Fisco e contabilità

Salva-conti, nel decreto sostegni bis ombrello statale sul deficit extra

Possibile anche norma ponte per l'ok ai bilanci a maggio senza i rientri extra dal deficit

di Gianni Trovati

La certezza è una sola: per evitare dissesti a catena fra gli oltre 800 enti locali colpiti dall’illegittimità costituzionale del ripiano lungo del deficit extra da anticipazioni serve un aiuto statale, nell’ordine dei 2,5-3 miliardi su tre o cinque anni (NT+ Enti locali & edilizia del 6 maggio). Due opzioni: l’aiuto statale potrebbe assumere la forma di un rifinanziamento al fondo già previsto per gli enti in crisi, che dovrebbe però allargare il proprio raggio d’azione ai Comuni che non sono in pre-dissesto ma sono investiti dagli effetti della sentenza 80/2021 della Consulta.
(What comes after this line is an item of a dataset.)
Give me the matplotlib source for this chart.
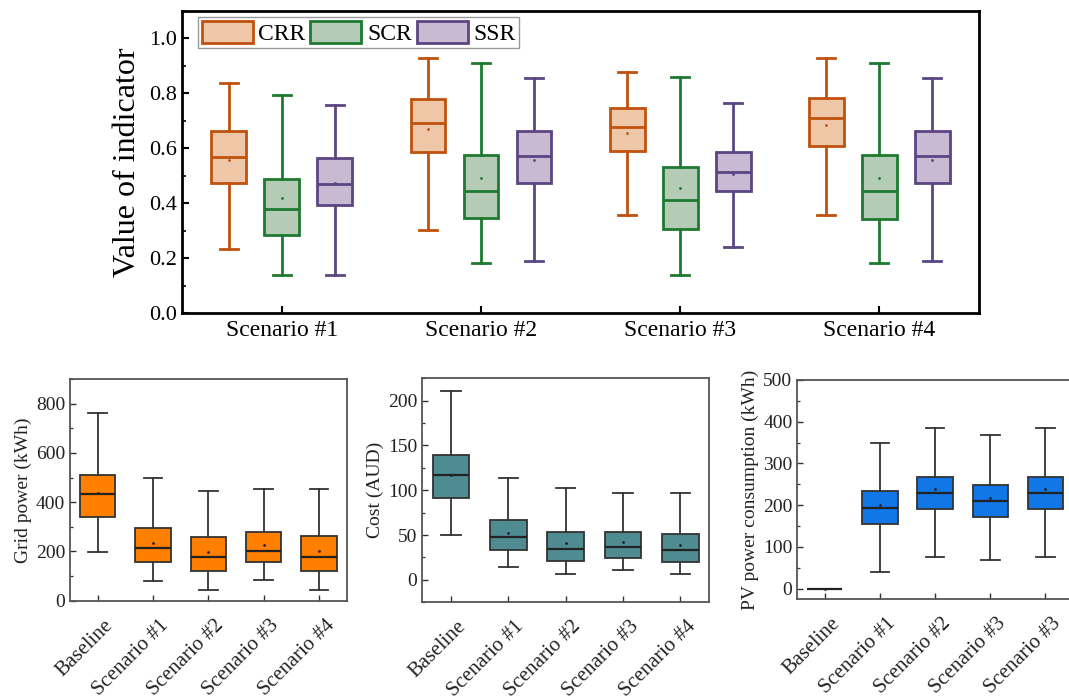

Le incognite invece sono molte, prodotte da una trama di coperture del decreto sostegni-bis che si complica di giorno in giorno con le bordate arrivate dalla maggioranza al meccanismo del fondo perduto, l’esigenza di un nuovo salva-Alitalia e le tante partite che rimangono aperte a pochissimi giorni dal consiglio dei ministri.

Proprio per questa ragione nelle riunioni tecniche che oggi pomeriggio al ministero dell’Economia dovranno trovare la strada per salvare i Comuni si discuterà anche dell’ipotesi di una norma ponte: in pratica, si tratterebbe di uno stop temporaneo all’obbligo di ripiano del deficit extra per consentire agli enti locali di chiudere preventivi 2021-23 e consuntivi 2020 entro il 31 maggio e offrire qualche settimana in più per costruire la via d’uscita definitiva. Non troppe settimane in realtà, perché il congelamento legislativo degli effetti di una sentenza della Corte costituzionale non è il massimo sul piano della correttezza ordinamentale, e perché comunque la soluzione andrà trovata in tempo per la salvaguardia degli equilibri in calendario entro il 31 luglio. L’alternativa rischia di comportare un nuovo rinvio dei termini per l’approvazione dei bilanci locali, che si porterebbe dietro uno slittamento nella definizione delle aliquote per i tributi locali e più in generale un prolungamento dell’esercizio provvisorio che poco si concilia con le esigenze di intervento anticrisi e con la fase di lancio del Recovery Plan.

Il problema è ormai noto nei dettagli sia tecnici sia politici. Le regole sui ripiani 30ennali, al centro di una discreta fortuna nel passato recente, fanno a pugni con i principi costituzionali che vietano di accollare sulle future generazioni di cittadini e amministratori i debiti di oggi. L’accorciamento drastico del calendario per la copertura dei deficit extra nati con la prima bocciatura costituzionale delle norme sul Fondo anticipazioni di liquidità rischia di far saltare i conti di centinaia di Comuni, fra cui ci sono grandi centri attesi al voto in autunno come Torino e Napoli.

L’intrico, normativo e finanziario, è insomma parecchio complicato. Ma curiosamente esclude le Regioni. Che dal 2015, per una norma «salva-Piemonte» scritta per la solita ragione di evitare un dissesto a seguito di un’illegittimità costituzionale (comma 692 della legge 208/2015), contabilizzano il fondo anticipazioni di liquidità esattamente nel modo che la Consulta ha giudicato illegittimo per i Comuni. I bilanci regionali vengono «parificati» dalle sezioni della Corte dei conti ogni anno. In cinque anni ci sono stati quindi un centinaio di giudizi di parificazione. Ma nessuno ha pensato di interpellare la Consulta sul tema.